The service is being offered at designated pop-up sites, where Altman says there are “lines [of people] around the world” waiting to have their eyeballs scanned by an orb.

In exchange for providing their biometric ocular data, users are paid 25 Worldcoin tokens (WLD), a cryptocurrency created by the company. Ultimately, Worldcoin and its backers — which include LinkedIn co-founder and Jeffrey Epstein associate Reid Hoffman — hope the cryptocurrency will be adopted globally to redistribute wealth in the form of a universal basic income. They also aim for World ID to “enable global democratic processes and novel forms of governance” like online voting.

It is evident from the company’s website that Worldcoin is intended to enable digital IDs tied to digital money, which it lauds as “safer than cash”:

Digital money is safer than cash, which can be more easily stolen or forged. This is especially important in crisis situations where instant cross-border financial transactions need to be possible, such as during the Ukrainian refugee crisis, where USDC was used to distribute direct aid. Additionally, digital money is an asset that individuals can own and control directly without having to trust third parties.
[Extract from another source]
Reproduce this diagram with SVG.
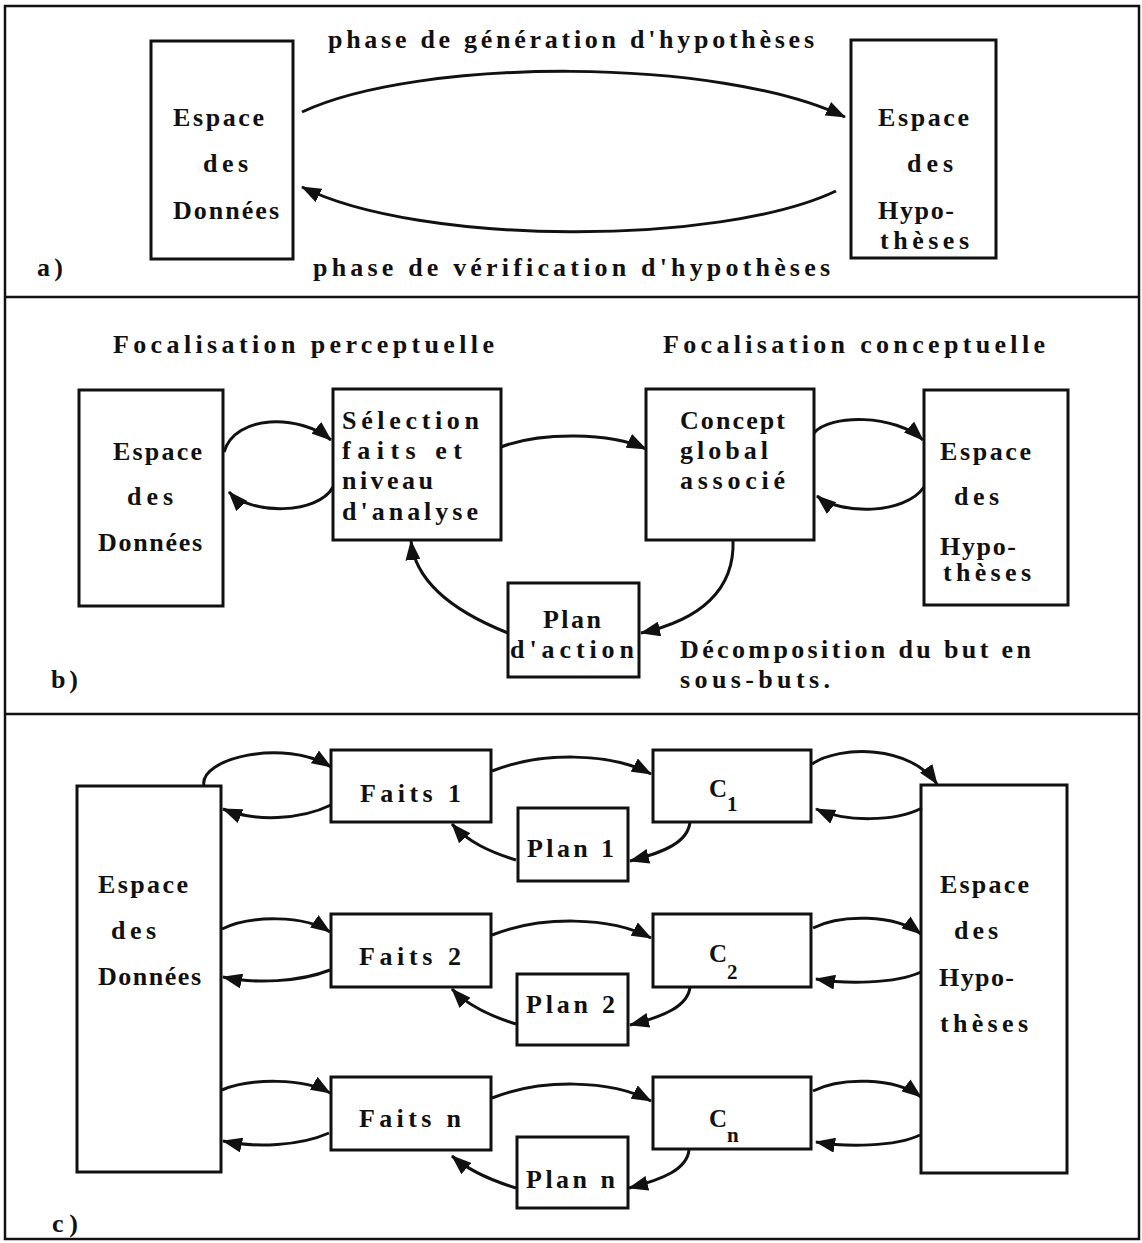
<svg xmlns="http://www.w3.org/2000/svg" width="1142" height="1243" viewBox="0 0 1142 1243">
<defs>
<style>
.box{fill:#fff;stroke:#111;stroke-width:3}
.frame{fill:none;stroke:#111;stroke-width:2.5}
.con{fill:none;stroke:#111;stroke-width:3;marker-end:url(#ah)}
text{font-family:"Liberation Serif","DejaVu Serif",serif;font-size:26px;font-weight:bold;fill:#111}
.c text{font-size:26px}
.c text.cc{font-size:25px}
.sub{font-size:21px}
</style>
<marker id="ah" markerUnits="userSpaceOnUse" viewBox="0 0 20 15" refX="19" refY="7.5" markerWidth="20" markerHeight="15" orient="auto">
<path d="M0,0 L20,7.5 L0,15 z" fill="#111"/>
</marker>
</defs>
<rect width="1142" height="1243" fill="#fff"/>
<g id="frame">
<rect class="frame" x="5" y="6" width="1134" height="1233"/>
<line class="frame" x1="5" y1="297" x2="1139" y2="297"/>
<line class="frame" x1="5" y1="714" x2="1139" y2="714"/>
</g>

<!-- Panel a -->
<g id="panel-a-labels">
<text x="328" y="48" textLength="486" lengthAdjust="spacing">phase de génération d'hypothèses</text>
<text x="313" y="276" textLength="517" lengthAdjust="spacing">phase de vérification d'hypothèses</text>
<text x="37" y="276" textLength="26" lengthAdjust="spacing">a)</text>
</g>
<g id="a-donnees">
<rect class="box" x="151" y="41" width="142" height="218"/>
<text x="173" y="126" textLength="91" lengthAdjust="spacing">Espace</text>
<text x="203" y="172" textLength="45" lengthAdjust="spacing">des</text>
<text x="173" y="219" textLength="106" lengthAdjust="spacing">Données</text>
</g>
<g id="a-hypotheses">
<rect class="box" x="851" y="40" width="145" height="218"/>
<text x="878" y="126" textLength="91" lengthAdjust="spacing">Espace</text>
<text x="907" y="172" textLength="46" lengthAdjust="spacing">des</text>
<text x="878" y="219" textLength="76" lengthAdjust="spacing">Hypo-</text>
<text x="880" y="249" textLength="89" lengthAdjust="spacing">thèses</text>
</g>
<g id="a-connectors">
<path class="con" d="M302,112 C420,57 720,57 845,117"/>
<path class="con" d="M836,191 C720,246 420,246 302,187"/>
</g>

<!-- Panel b -->
<g id="panel-b-labels">
<text x="113" y="353" textLength="381" lengthAdjust="spacing">Focalisation perceptuelle</text>
<text x="663" y="353" textLength="382" lengthAdjust="spacing">Focalisation conceptuelle</text>
<text x="680" y="658" textLength="351" lengthAdjust="spacing">Décomposition du but en</text>
<text x="680" y="688" textLength="150" lengthAdjust="spacing">sous-buts.</text>
<text x="51" y="688" textLength="27" lengthAdjust="spacing">b)</text>
</g>
<g id="b-donnees">
<rect class="box" x="79" y="390" width="144" height="216"/>
<text x="113" y="460" textLength="89" lengthAdjust="spacing">Espace</text>
<text x="127" y="505" textLength="46" lengthAdjust="spacing">des</text>
<text x="98" y="551" textLength="104" lengthAdjust="spacing">Données</text>
</g>
<g id="b-selection">
<rect class="box" x="333" y="389" width="168" height="151"/>
<text x="342" y="429" textLength="137" lengthAdjust="spacing">Sélection</text>
<text x="342" y="459" textLength="120" lengthAdjust="spacing">faits et</text>
<text x="342" y="489" textLength="91" lengthAdjust="spacing">niveau</text>
<text x="342" y="520" textLength="136" lengthAdjust="spacing">d'analyse</text>
</g>
<g id="b-concept">
<rect class="box" x="646" y="389" width="168" height="151"/>
<text x="680" y="429" textLength="105" lengthAdjust="spacing">Concept</text>
<text x="680" y="459" textLength="88" lengthAdjust="spacing">global</text>
<text x="680" y="489" textLength="105" lengthAdjust="spacing">associé</text>
</g>
<g id="b-hypotheses">
<rect class="box" x="924" y="390" width="144" height="215"/>
<text x="940" y="460" textLength="91" lengthAdjust="spacing">Espace</text>
<text x="954" y="505" textLength="45" lengthAdjust="spacing">des</text>
<text x="940" y="555" textLength="76" lengthAdjust="spacing">Hypo-</text>
<text x="943" y="581" textLength="88" lengthAdjust="spacing">thèses</text>
</g>
<g id="b-plan">
<rect class="box" x="508" y="583" width="131" height="94"/>
<text x="543" y="628" textLength="58" lengthAdjust="spacing">Plan</text>
<text x="510" y="658" textLength="124" lengthAdjust="spacing">d'action</text>
</g>
<g id="b-connectors">
<path class="con" d="M224,452 C235,414 300,414 331,440"/>
<path class="con" d="M333,487 C318,515 250,515 229,492"/>
<path class="con" d="M501,447 C540,432 610,432 646,449"/>
<path class="con" d="M814,433 C830,414 895,414 923,440"/>
<path class="con" d="M924,487 C905,515 840,515 817,496"/>
<path class="con" d="M733,540 C735,590 700,620 641,633"/>
<path class="con" d="M508,633 C450,610 415,580 411,541"/>
</g>

<!-- Panel c -->
<g class="c">
<text x="52" y="1232" textLength="26" lengthAdjust="spacing">c)</text>
<g id="c-donnees">
<rect class="box" x="77" y="786" width="144" height="386"/>
<text x="98" y="893" textLength="90" lengthAdjust="spacing">Espace</text>
<text x="111" y="939" textLength="45" lengthAdjust="spacing">des</text>
<text x="98" y="985" textLength="103" lengthAdjust="spacing">Données</text>
</g>
<g id="c-faits1">
<rect class="box" x="331" y="750" width="160" height="72"/>
<text x="360" y="802" textLength="101" lengthAdjust="spacing">Faits 1</text>
</g>
<g id="c-faits2">
<rect class="box" x="331" y="914" width="160" height="73"/>
<text x="359" y="965" textLength="102" lengthAdjust="spacing">Faits 2</text>
</g>
<g id="c-faitsn">
<rect class="box" x="331" y="1077" width="160" height="73"/>
<text x="359" y="1127" textLength="102" lengthAdjust="spacing">Faits n</text>
</g>
<g id="c-plan1">
<rect class="box" x="518" y="808" width="110" height="73"/>
<text x="527" y="857" textLength="87" lengthAdjust="spacing">Plan 1</text>
</g>
<g id="c-plan2">
<rect class="box" x="517" y="974" width="111" height="71"/>
<text x="526" y="1013" textLength="89" lengthAdjust="spacing">Plan 2</text>
</g>
<g id="c-plann">
<rect class="box" x="517" y="1137" width="111" height="71"/>
<text x="526" y="1188" textLength="89" lengthAdjust="spacing">Plan n</text>
</g>
<g id="c-c1">
<rect class="box" x="653" y="750" width="158" height="72"/>
<text class="cc" x="709" y="797">C<tspan class="sub" x="727" y="811">1</tspan></text>
</g>
<g id="c-c2">
<rect class="box" x="653" y="914" width="158" height="73"/>
<text class="cc" x="709" y="962">C<tspan class="sub" x="727" y="979">2</tspan></text>
</g>
<g id="c-cn">
<rect class="box" x="653" y="1077" width="158" height="72"/>
<text class="cc" x="709" y="1127">C<tspan class="sub" x="727" y="1142">n</tspan></text>
</g>
<g id="c-hypotheses">
<rect class="box" x="921" y="785" width="146" height="388"/>
<text x="940" y="893" textLength="89" lengthAdjust="spacing">Espace</text>
<text x="954" y="939" textLength="44" lengthAdjust="spacing">des</text>
<text x="939" y="986" textLength="75" lengthAdjust="spacing">Hypo-</text>
<text x="940" y="1032" textLength="88" lengthAdjust="spacing">thèses</text>
</g>
</g>
<g id="c-connectors">
<path class="con" d="M204,786 C198,758 285,738 331,767"/>
<path class="con" d="M331,805 C300,820 255,822 223,809"/>
<path class="con" d="M492,771 C540,752 610,752 651,774"/>
<path class="con" d="M812,764 C840,745 910,745 937,784"/>
<path class="con" d="M922,808 C895,822 845,822 816,809"/>
<path class="con" d="M690,822 C688,842 665,852 630,861"/>
<path class="con" d="M516,860 C490,852 468,842 452,824"/>

<path class="con" d="M222,929 C250,915 305,915 330,932"/>
<path class="con" d="M330,970 C300,982 255,984 223,977"/>
<path class="con" d="M492,935 C540,916 610,916 651,938"/>
<path class="con" d="M813,928 C840,914 895,914 921,934"/>
<path class="con" d="M921,972 C895,984 845,984 816,979"/>
<path class="con" d="M690,987 C688,1006 665,1016 630,1025"/>
<path class="con" d="M516,1024 C490,1016 468,1006 452,989"/>

<path class="con" d="M222,1090 C250,1078 305,1078 330,1093"/>
<path class="con" d="M329,1133 C300,1146 255,1148 223,1141"/>
<path class="con" d="M492,1098 C540,1079 610,1079 651,1101"/>
<path class="con" d="M813,1091 C840,1077 895,1077 921,1097"/>
<path class="con" d="M920,1135 C895,1147 845,1147 816,1142"/>
<path class="con" d="M689,1150 C687,1169 664,1179 629,1188"/>
<path class="con" d="M516,1188 C490,1180 468,1170 452,1156"/>
</g>
</svg>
The digital money and digital IDs can be used in social benefit programs, the company suggests:

Crucial elements of modern society, including subsidies and social welfare, can be rendered more equitably by employing proof of personhood. This is particularly pertinent in developing economies, where social benefit programs confront the issue of resource capture—fake identities employed to acquire more than a person’s fair share of resources.

Some have expressed concern that unlike cash, which is accepted regardless of the bearer, a digital passport like World ID could be used to completely cancel someone’s personhood if authorities choose to shut it down.

European regulators are expressing concern about Worldcoin’s data practices. French data protection authority Commission nationale de l’informatique et des libertés (CNIL) Friday announced it is investigating Worldcoin for its data collection and storage.

“The legality of [Worldcoin’s data] collection seems questionable, as do the conditions for storing biometric data,” a CNIL spokesperson told Fortune continuing, “Worldcoin collected data in France, and the CNIL initiated investigations.”

As of publication, Worldcoin is selling for $0.0145 and over two million people have reportedly signed up for the service.